%%

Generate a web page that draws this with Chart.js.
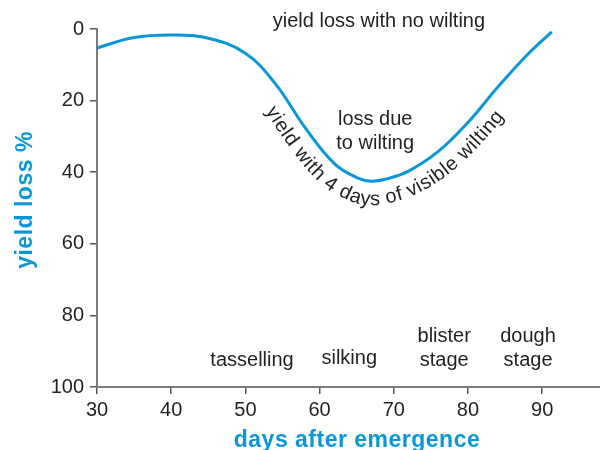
<!DOCTYPE html>
<html>
<head>
<meta charset="utf-8">
<script src="https://cdn.jsdelivr.net/npm/chart.js@4.4.1/dist/chart.umd.min.js"></script>
<style>
  html, body { margin: 0; padding: 0; background: #fff; }
  #wrap { width: 600px; height: 450px; }
</style>
</head>
<body>
<div id="wrap"><canvas id="wilt-chart" width="600" height="450"></canvas></div>
<script>
// --- Data ---
const days = [30, 35, 40, 45, 50, 54, 58, 62, 65, 67, 69, 72, 76, 80, 84, 88, 91.3];
const yieldLoss = [5.3, 2.4, 1.7, 2.6, 6.8, 15.2, 27.4, 37.6, 41.5, 42.5, 41.9, 39.7, 34.2, 26.1, 16.3, 7.2, 0.8];
const xTicks = [30, 40, 50, 60, 70, 80, 90];
const yTicks = [0, 20, 40, 60, 80, 100];

// Text placed in data coordinates (day, loss)
const labels = [
    { lines: ['yield loss with no wilting'], day: 68.0, loss: -2.0 },
    { lines: ['loss due', 'to wilting'], day: 67.5, loss: 25.4 },
    { lines: ['tasselling'], day: 50.9, loss: 92.5 },
    { lines: ['silking'], day: 64.0, loss: 92.0 },
    { lines: ['blister', 'stage'], day: 76.8, loss: 86.0 },
    { lines: ['dough', 'stage'], day: 88.1, loss: 86.0 }
];
const curveText = 'yield with 4 days of visible wilting';
const curveTextStartDay = 55.4;

const BLUE = '#0a97d9';
const INK = '#231f20';
const FONT = '"Liberation Sans", Arial, sans-serif';

/**
 * Flattens the drawn line (with its bezier control points) into a polyline.
 */
const samplePath = (pts) => {
    const out = [];
    for (let i = 0; i < pts.length - 1; i++) {
        const a = pts[i], b = pts[i + 1];
        const c1x = a.cp2x ?? a.x, c1y = a.cp2y ?? a.y;
        const c2x = b.cp1x ?? b.x, c2y = b.cp1y ?? b.y;
        for (let k = 0; k < 40; k++) {
            const t = k / 40, u = 1 - t;
            out.push({
                x: u*u*u*a.x + 3*u*u*t*c1x + 3*u*t*t*c2x + t*t*t*b.x,
                y: u*u*u*a.y + 3*u*u*t*c1y + 3*u*t*t*c2y + t*t*t*b.y
            });
        }
    }
    const last = pts[pts.length - 1];
    out.push({ x: last.x, y: last.y });
    return out;
};

const annotations = {
    id: 'annotations',
    afterDatasetsDraw(chart) {
        const { ctx, scales: { x, y } } = chart;
        ctx.save();
        ctx.fillStyle = INK;
        ctx.font = `20px ${FONT}`;
        ctx.textAlign = 'center';
        ctx.textBaseline = 'middle';
        labels.forEach(l => {
            const px = x.getPixelForValue(l.day);
            const py = y.getPixelForValue(l.loss);
            l.lines.forEach((line, i) => ctx.fillText(line, px, py + i * 23.5));
        });

        // Text running along the underside of the curve, spaced on its baseline
        const path = samplePath(chart.getDatasetMeta(0).data);
        const baselineGap = 24;
        const tracking = 0.6;
        const offset = [];
        for (let i = 0; i < path.length; i++) {
            const p = path[Math.max(0, i - 3)], n = path[Math.min(path.length - 1, i + 3)];
            const dx = n.x - p.x, dy = n.y - p.y;
            const len = Math.hypot(dx, dy) || 1;
            offset.push({ x: path[i].x - dy / len * baselineGap, y: path[i].y + dx / len * baselineGap });
        }
        const cum = [0];
        for (let i = 1; i < offset.length; i++) {
            cum.push(cum[i - 1] + Math.hypot(offset[i].x - offset[i - 1].x, offset[i].y - offset[i - 1].y));
        }
        const startX = x.getPixelForValue(curveTextStartDay);
        let s = cum[path.findIndex(p => p.x >= startX)];
        const at = (dist) => {
            let j = cum.findIndex(c => c >= dist);
            if (j <= 0) j = 1;
            const f = (dist - cum[j - 1]) / ((cum[j] - cum[j - 1]) || 1);
            const a = offset[j - 1], b = offset[j];
            const pa = offset[Math.max(0, j - 6)], pb = offset[Math.min(offset.length - 1, j + 5)];
            return { x: a.x + (b.x - a.x) * f, y: a.y + (b.y - a.y) * f, ang: Math.atan2(pb.y - pa.y, pb.x - pa.x) };
        };
        ctx.textBaseline = 'alphabetic';
        for (const ch of curveText) {
            const w = ctx.measureText(ch).width;
            const p = at(s + w / 2);
            ctx.save();
            ctx.translate(p.x, p.y);
            ctx.rotate(p.ang);
            ctx.fillText(ch, 0, 0);
            ctx.restore();
            s += w + tracking;
        }

        // Axis titles
        ctx.fillStyle = BLUE;
        ctx.font = `bold 23px ${FONT}`;
        ctx.letterSpacing = '0.5px';
        ctx.fillText('days after emergence', 357, 447);
        ctx.translate(32, 200);
        ctx.rotate(-Math.PI / 2);
        ctx.fillText('yield loss %', 0, 0);
        ctx.restore();
    }
};

const ctx = document.getElementById('wilt-chart').getContext('2d');
new Chart(ctx, {
    type: 'line',
    data: {
        datasets: [{
            data: days.map((d, i) => ({ x: d, y: yieldLoss[i] })),
            borderColor: BLUE,
            borderWidth: 3,
            pointRadius: 0,
            tension: 0.4,
            fill: false
        }]
    },
    options: {
        responsive: false,
        devicePixelRatio: 1,
        animation: false,
        layout: { padding: { top: 29, right: 0, left: 0, bottom: 0 } },
        plugins: { legend: { display: false }, tooltip: { enabled: false } },
        scales: {
            x: {
                type: 'linear',
                min: 30,
                max: 97.8,
                afterBuildTicks: (scale) => { scale.ticks = xTicks.map(v => ({ value: v })); },
                afterFit: (scale) => { scale.height = 63; },
                ticks: { color: INK, font: { family: FONT, size: 20 }, padding: 4, maxRotation: 0 },
                grid: { drawOnChartArea: false, tickLength: 7, color: '#555', lineWidth: 1.5 },
                border: { color: '#7a7a7a', width: 2 }
            },
            y: {
                type: 'linear',
                reverse: true,
                min: 0,
                max: 100,
                afterBuildTicks: (scale) => { scale.ticks = yTicks.map(v => ({ value: v })); },
                afterFit: (scale) => { scale.width = 97; },
                ticks: { color: INK, font: { family: FONT, size: 20 }, padding: 6 },
                grid: { drawOnChartArea: false, tickLength: 7, color: '#555', lineWidth: 1.5 },
                border: { color: '#7a7a7a', width: 2 }
            }
        }
    },
    plugins: [annotations]
});
</script>
</body>
</html>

%%

What you have to do - Print each line of the material above exactly, with the pictures removed from your copy.

Task output -
Generate a web page that draws this with Chart.js.
<!DOCTYPE html>
<html>
<head>
<meta charset="utf-8">
<script src="https://cdn.jsdelivr.net/npm/chart.js@4.4.1/dist/chart.umd.min.js"></script>
<style>
  html, body { margin: 0; padding: 0; background: #fff; }
  #wrap { width: 600px; height: 450px; }
</style>
</head>
<body>
<div id="wrap"><canvas id="wilt-chart" width="600" height="450"></canvas></div>
<script>
// --- Data ---
const days = [30, 35, 40, 45, 50, 54, 58, 62, 65, 67, 69, 72, 76, 80, 84, 88, 91.3];
const yieldLoss = [5.3, 2.4, 1.7, 2.6, 6.8, 15.2, 27.4, 37.6, 41.5, 42.5, 41.9, 39.7, 34.2, 26.1, 16.3, 7.2, 0.8];
const xTicks = [30, 40, 50, 60, 70, 80, 90];
const yTicks = [0, 20, 40, 60, 80, 100];

// Text placed in data coordinates (day, loss)
const labels = [
    { lines: ['yield loss with no wilting'], day: 68.0, loss: -2.0 },
    { lines: ['loss due', 'to wilting'], day: 67.5, loss: 25.4 },
    { lines: ['tasselling'], day: 50.9, loss: 92.5 },
    { lines: ['silking'], day: 64.0, loss: 92.0 },
    { lines: ['blister', 'stage'], day: 76.8, loss: 86.0 },
    { lines: ['dough', 'stage'], day: 88.1, loss: 86.0 }
];
const curveText = 'yield with 4 days of visible wilting';
const curveTextStartDay = 55.4;

const BLUE = '#0a97d9';
const INK = '#231f20';
const FONT = '"Liberation Sans", Arial, sans-serif';

/**
 * Flattens the drawn line (with its bezier control points) into a polyline.
 */
const samplePath = (pts) => {
    const out = [];
    for (let i = 0; i < pts.length - 1; i++) {
        const a = pts[i], b = pts[i + 1];
        const c1x = a.cp2x ?? a.x, c1y = a.cp2y ?? a.y;
        const c2x = b.cp1x ?? b.x, c2y = b.cp1y ?? b.y;
        for (let k = 0; k < 40; k++) {
            const t = k / 40, u = 1 - t;
            out.push({
                x: u*u*u*a.x + 3*u*u*t*c1x + 3*u*t*t*c2x + t*t*t*b.x,
                y: u*u*u*a.y + 3*u*u*t*c1y + 3*u*t*t*c2y + t*t*t*b.y
            });
        }
    }
    const last = pts[pts.length - 1];
    out.push({ x: last.x, y: last.y });
    return out;
};

const annotations = {
    id: 'annotations',
    afterDatasetsDraw(chart) {
        const { ctx, scales: { x, y } } = chart;
        ctx.save();
        ctx.fillStyle = INK;
        ctx.font = `20px ${FONT}`;
        ctx.textAlign = 'center';
        ctx.textBaseline = 'middle';
        labels.forEach(l => {
            const px = x.getPixelForValue(l.day);
            const py = y.getPixelForValue(l.loss);
            l.lines.forEach((line, i) => ctx.fillText(line, px, py + i * 23.5));
        });

        // Text running along the underside of the curve, spaced on its baseline
        const path = samplePath(chart.getDatasetMeta(0).data);
        const baselineGap = 24;
        const tracking = 0.6;
        const offset = [];
        for (let i = 0; i < path.length; i++) {
            const p = path[Math.max(0, i - 3)], n = path[Math.min(path.length - 1, i + 3)];
            const dx = n.x - p.x, dy = n.y - p.y;
            const len = Math.hypot(dx, dy) || 1;
            offset.push({ x: path[i].x - dy / len * baselineGap, y: path[i].y + dx / len * baselineGap });
        }
        const cum = [0];
        for (let i = 1; i < offset.length; i++) {
            cum.push(cum[i - 1] + Math.hypot(offset[i].x - offset[i - 1].x, offset[i].y - offset[i - 1].y));
        }
        const startX = x.getPixelForValue(curveTextStartDay);
        let s = cum[path.findIndex(p => p.x >= startX)];
        const at = (dist) => {
            let j = cum.findIndex(c => c >= dist);
            if (j <= 0) j = 1;
            const f = (dist - cum[j - 1]) / ((cum[j] - cum[j - 1]) || 1);
            const a = offset[j - 1], b = offset[j];
            const pa = offset[Math.max(0, j - 6)], pb = offset[Math.min(offset.length - 1, j + 5)];
            return { x: a.x + (b.x - a.x) * f, y: a.y + (b.y - a.y) * f, ang: Math.atan2(pb.y - pa.y, pb.x - pa.x) };
        };
        ctx.textBaseline = 'alphabetic';
        for (const ch of curveText) {
            const w = ctx.measureText(ch).width;
            const p = at(s + w / 2);
            ctx.save();
            ctx.translate(p.x, p.y);
            ctx.rotate(p.ang);
            ctx.fillText(ch, 0, 0);
            ctx.restore();
            s += w + tracking;
        }

        // Axis titles
        ctx.fillStyle = BLUE;
        ctx.font = `bold 23px ${FONT}`;
        ctx.letterSpacing = '0.5px';
        ctx.fillText('days after emergence', 357, 447);
        ctx.translate(32, 200);
        ctx.rotate(-Math.PI / 2);
        ctx.fillText('yield loss %', 0, 0);
        ctx.restore();
    }
};

const ctx = document.getElementById('wilt-chart').getContext('2d');
new Chart(ctx, {
    type: 'line',
    data: {
        datasets: [{
            data: days.map((d, i) => ({ x: d, y: yieldLoss[i] })),
            borderColor: BLUE,
            borderWidth: 3,
            pointRadius: 0,
            tension: 0.4,
            fill: false
        }]
    },
    options: {
        responsive: false,
        devicePixelRatio: 1,
        animation: false,
        layout: { padding: { top: 29, right: 0, left: 0, bottom: 0 } },
        plugins: { legend: { display: false }, tooltip: { enabled: false } },
        scales: {
            x: {
                type: 'linear',
                min: 30,
                max: 97.8,
                afterBuildTicks: (scale) => { scale.ticks = xTicks.map(v => ({ value: v })); },
                afterFit: (scale) => { scale.height = 63; },
                ticks: { color: INK, font: { family: FONT, size: 20 }, padding: 4, maxRotation: 0 },
                grid: { drawOnChartArea: false, tickLength: 7, color: '#555', lineWidth: 1.5 },
                border: { color: '#7a7a7a', width: 2 }
            },
            y: {
                type: 'linear',
                reverse: true,
                min: 0,
                max: 100,
                afterBuildTicks: (scale) => { scale.ticks = yTicks.map(v => ({ value: v })); },
                afterFit: (scale) => { scale.width = 97; },
                ticks: { color: INK, font: { family: FONT, size: 20 }, padding: 6 },
                grid: { drawOnChartArea: false, tickLength: 7, color: '#555', lineWidth: 1.5 },
                border: { color: '#7a7a7a', width: 2 }
            }
        }
    },
    plugins: [annotations]
});
</script>
</body>
</html>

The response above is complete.